The cabinet-size press the Beanes and Lashmore invented is an astonishingly economical piece of engineering--and an astonishingly powerful one. A traditional 936-cu.-ft. press generates about 440,000 lbs. of force to compress its metal dust. The new 16-cu.-ft. press generates a whopping 920,000 lbs. Four built-in computerized control systems run the press's robotics, monitoring quality and minimizing work-stopping breakdowns. This helps reduce the small swat team of 200 workers normally required to run such a machine to just three. What's more, by keeping quality high and eliminating the extra finishing steps needed by parts produced by cruder presses, the new press can complete a job up to 50% faster. "This means we can lower costs by 30% to 50% too," says Alan.

It's Mii's powder as much as its machine that makes this kind of radical improvement possible. Typical powder presses use alloys made of two or more metals that are sifted together in a process little different from--and little more precise than--mixing flour and sugar for baking. In any single mix, there's always the chance of a clot of just one metal remaining unsifted, ruining the entire batch. Mii's powders don't have that problem. Each tiny particle is made of one metal with a fine rind of the other one coating it--ensuring a denser and stronger alloy. "David helped us understand our work at an atomic level," says Glenn.

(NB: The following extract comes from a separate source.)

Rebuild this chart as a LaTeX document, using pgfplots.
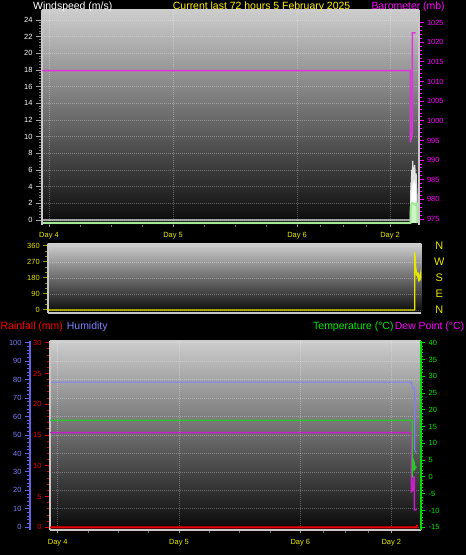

Though the Beanes and Lashmore started commercial production only nine months ago, their press is already drawing attention. Mii is manufacturing parts for six industrial customers and is looking for more. While the Beanes and Lashmore will happily run their presses 24 hours a day, seven days a week to serve the clients they do attract, they hope to lease their system and sell their powders so manufacturers can do the work on their own. Mii's robotic presses can not only be shipped around the world, they can also be remotely operated. Thus a supervisor at a computer console in, say, Singapore can monitor a press in, say, Seattle, troubleshooting any problems that come up.

At the moment, Mii is generating revenues of about $10 million for its three owners--real money by almost any measure but mere bus fare in the high-tech world. The Beanes and Lashmore, however, see far bigger things in the company's near future, and many industry types are beginning to agree.

"This is like the airplane or copying machine in previous eras," says Jay Agarwal, an analyst with Charles River Associates, who has advised the Beanes. "How long it takes the market to form will depend on how long it takes manufacturers to change the way they think about their businesses and the laws of physics."

If the new press can really deliver on its promise, the laws of economics will probably have something to say about it too.